## TASK:
Copy out the data below as written; omit any images.

## INFORMATION SUPPLIED:
○ ○ ○ ○ ○

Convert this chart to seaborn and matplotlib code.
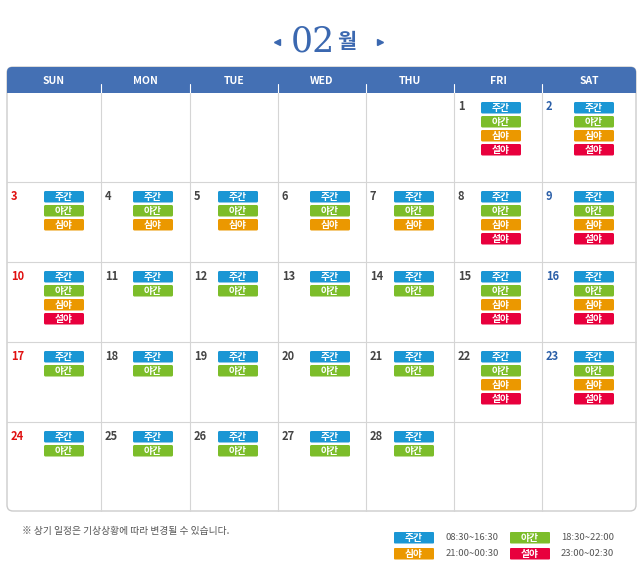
import matplotlib
matplotlib.use("Agg")
import matplotlib.pyplot as plt
from matplotlib.patches import FancyBboxPatch, Rectangle
import seaborn as sns

sns.set_style("white")
plt.rcParams["font.family"] = "Noto Sans CJK KR"

# data
month_label = "02"
weekdays = ["SUN", "MON", "TUE", "WED", "THU", "FRI", "SAT"]
first_weekday = 5  # Feb 1 is a Friday
days = list(range(1, 29))
shift_counts = [4, 4, 3, 3, 3, 3, 3, 4, 4, 4, 2, 2, 2, 2, 4, 4,
                2, 2, 2, 2, 2, 4, 4, 2, 2, 2, 2, 2]
shift_names = ["주간", "야간", "심야", "설야"]
shift_times = ["08:30~16:30", "18:30~22:00", "21:00~00:30", "23:00~02:30"]
shift_colors = ["#1a96d4", "#7cbd2a", "#eb9800", "#e8003d"]
note = "※ 상기 일정은 기상상황에 따라 변경될 수 있습니다."

# layout (pixels)
col_edges = [7, 101, 190, 278, 366, 454, 542, 636]
row_edges = [93, 182, 262, 342, 422, 511]
badge_off = [37, 32, 28, 32, 28, 27, 32]
header_top = 67
header_color = "#4470b4"

fig = plt.figure(figsize=(6.4, 5.76), dpi=100)
ax = fig.add_axes([0, 0, 1, 1])
ax.set_xlim(0, 640)
ax.set_ylim(576, 0)
ax.axis("off")

# title
ax.text(313, 42, month_label, ha="center", va="center", fontsize=25,
        color="#3b68b0", family="DejaVu Serif")
ax.text(337, 42, "월", ha="left", va="center", fontsize=15,
        color="#3b68b0", fontweight="bold")
ax.plot([277], [42], marker="<", ms=4, color="#3b68b0")
ax.plot([380], [42], marker=">", ms=4, color="#3b68b0")

# table frame
ax.add_patch(FancyBboxPatch((col_edges[0], header_top), col_edges[-1] - col_edges[0],
                            row_edges[-1] - header_top, boxstyle="round,pad=0,rounding_size=6",
                            fc="white", ec="#cccccc", lw=1))
ax.add_patch(FancyBboxPatch((col_edges[0], header_top), col_edges[-1] - col_edges[0],
                            row_edges[0] - header_top, boxstyle="round,pad=0,rounding_size=5",
                            fc=header_color, ec=header_color, lw=0))
ax.add_patch(Rectangle((col_edges[0], header_top + 10), col_edges[-1] - col_edges[0],
                       row_edges[0] - header_top - 10, fc=header_color, lw=0))
for i, d in enumerate(weekdays):
    ax.text((col_edges[i] + col_edges[i + 1]) / 2, 81, d, ha="center", va="center",
            fontsize=7.5, color="white", fontweight="bold")
for x in col_edges[1:-1]:
    ax.plot([x, x], [84, 93], color="white", lw=0.8)
    ax.plot([x, x], [93, row_edges[-1]], color="#d5d5d5", lw=0.8)
for y in row_edges[1:-1]:
    ax.plot([col_edges[0], col_edges[-1]], [y, y], color="#d5d5d5", lw=0.8)


def badge(x, y, name, color):
    ax.add_patch(FancyBboxPatch((x, y), 40, 11.5, boxstyle="round,pad=0,rounding_size=1.5",
                                fc=color, ec="none"))
    ax.text(x + 20, y + 6, name, ha="center", va="center", fontsize=7,
            color="white", fontweight="bold")


for day, n in zip(days, shift_counts):
    pos = first_weekday + day - 1
    r, c = divmod(pos, 7)
    x0, y0 = col_edges[c], row_edges[r]
    color = "#e01010" if c == 0 else ("#2b5fa8" if c == 6 else "#444444")
    ax.text(x0 + 4, y0 + 14, str(day), ha="left", va="center", fontsize=8,
            color=color, fontweight="bold")
    for k in range(n):
        badge(x0 + badge_off[c], y0 + 9 + k * 14, shift_names[k], shift_colors[k])

# footer
ax.text(22, 531, note, ha="left", va="center", fontsize=7, color="#555555")
legend_x = [394, 510]
legend_y = [532, 548]
for k in range(4):
    lx, ly = legend_x[k % 2], legend_y[k // 2]
    ax.add_patch(FancyBboxPatch((lx, ly), 40, 11.5, boxstyle="round,pad=0,rounding_size=1",
                                fc=shift_colors[k], ec="none"))
    ax.text(lx + 20, ly + 6, shift_names[k], ha="center", va="center", fontsize=7,
            color="white", fontweight="bold")
    ax.text(lx + 52 - (k % 2) * 1, ly + 6, shift_times[k], ha="left", va="center",
            fontsize=6.8, color="#555555")

fig.savefig("out.png", dpi=100)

○ ○ ○ ○ ○

## SOLVED EXERCISE:
Convert this chart to seaborn and matplotlib code.
import matplotlib
matplotlib.use("Agg")
import matplotlib.pyplot as plt
from matplotlib.patches import FancyBboxPatch, Rectangle
import seaborn as sns

sns.set_style("white")
plt.rcParams["font.family"] = "Noto Sans CJK KR"

# data
month_label = "02"
weekdays = ["SUN", "MON", "TUE", "WED", "THU", "FRI", "SAT"]
first_weekday = 5  # Feb 1 is a Friday
days = list(range(1, 29))
shift_counts = [4, 4, 3, 3, 3, 3, 3, 4, 4, 4, 2, 2, 2, 2, 4, 4,
                2, 2, 2, 2, 2, 4, 4, 2, 2, 2, 2, 2]
shift_names = ["주간", "야간", "심야", "설야"]
shift_times = ["08:30~16:30", "18:30~22:00", "21:00~00:30", "23:00~02:30"]
shift_colors = ["#1a96d4", "#7cbd2a", "#eb9800", "#e8003d"]
note = "※ 상기 일정은 기상상황에 따라 변경될 수 있습니다."

# layout (pixels)
col_edges = [7, 101, 190, 278, 366, 454, 542, 636]
row_edges = [93, 182, 262, 342, 422, 511]
badge_off = [37, 32, 28, 32, 28, 27, 32]
header_top = 67
header_color = "#4470b4"

fig = plt.figure(figsize=(6.4, 5.76), dpi=100)
ax = fig.add_axes([0, 0, 1, 1])
ax.set_xlim(0, 640)
ax.set_ylim(576, 0)
ax.axis("off")

# title
ax.text(313, 42, month_label, ha="center", va="center", fontsize=25,
        color="#3b68b0", family="DejaVu Serif")
ax.text(337, 42, "월", ha="left", va="center", fontsize=15,
        color="#3b68b0", fontweight="bold")
ax.plot([277], [42], marker="<", ms=4, color="#3b68b0")
ax.plot([380], [42], marker=">", ms=4, color="#3b68b0")

# table frame
ax.add_patch(FancyBboxPatch((col_edges[0], header_top), col_edges[-1] - col_edges[0],
                            row_edges[-1] - header_top, boxstyle="round,pad=0,rounding_size=6",
                            fc="white", ec="#cccccc", lw=1))
ax.add_patch(FancyBboxPatch((col_edges[0], header_top), col_edges[-1] - col_edges[0],
                            row_edges[0] - header_top, boxstyle="round,pad=0,rounding_size=5",
                            fc=header_color, ec=header_color, lw=0))
ax.add_patch(Rectangle((col_edges[0], header_top + 10), col_edges[-1] - col_edges[0],
                       row_edges[0] - header_top - 10, fc=header_color, lw=0))
for i, d in enumerate(weekdays):
    ax.text((col_edges[i] + col_edges[i + 1]) / 2, 81, d, ha="center", va="center",
            fontsize=7.5, color="white", fontweight="bold")
for x in col_edges[1:-1]:
    ax.plot([x, x], [84, 93], color="white", lw=0.8)
    ax.plot([x, x], [93, row_edges[-1]], color="#d5d5d5", lw=0.8)
for y in row_edges[1:-1]:
    ax.plot([col_edges[0], col_edges[-1]], [y, y], color="#d5d5d5", lw=0.8)


def badge(x, y, name, color):
    ax.add_patch(FancyBboxPatch((x, y), 40, 11.5, boxstyle="round,pad=0,rounding_size=1.5",
                                fc=color, ec="none"))
    ax.text(x + 20, y + 6, name, ha="center", va="center", fontsize=7,
            color="white", fontweight="bold")


for day, n in zip(days, shift_counts):
    pos = first_weekday + day - 1
    r, c = divmod(pos, 7)
    x0, y0 = col_edges[c], row_edges[r]
    color = "#e01010" if c == 0 else ("#2b5fa8" if c == 6 else "#444444")
    ax.text(x0 + 4, y0 + 14, str(day), ha="left", va="center", fontsize=8,
            color=color, fontweight="bold")
    for k in range(n):
        badge(x0 + badge_off[c], y0 + 9 + k * 14, shift_names[k], shift_colors[k])

# footer
ax.text(22, 531, note, ha="left", va="center", fontsize=7, color="#555555")
legend_x = [394, 510]
legend_y = [532, 548]
for k in range(4):
    lx, ly = legend_x[k % 2], legend_y[k // 2]
    ax.add_patch(FancyBboxPatch((lx, ly), 40, 11.5, boxstyle="round,pad=0,rounding_size=1",
                                fc=shift_colors[k], ec="none"))
    ax.text(lx + 20, ly + 6, shift_names[k], ha="center", va="center", fontsize=7,
            color="white", fontweight="bold")
    ax.text(lx + 52 - (k % 2) * 1, ly + 6, shift_times[k], ha="left", va="center",
            fontsize=6.8, color="#555555")

fig.savefig("out.png", dpi=100)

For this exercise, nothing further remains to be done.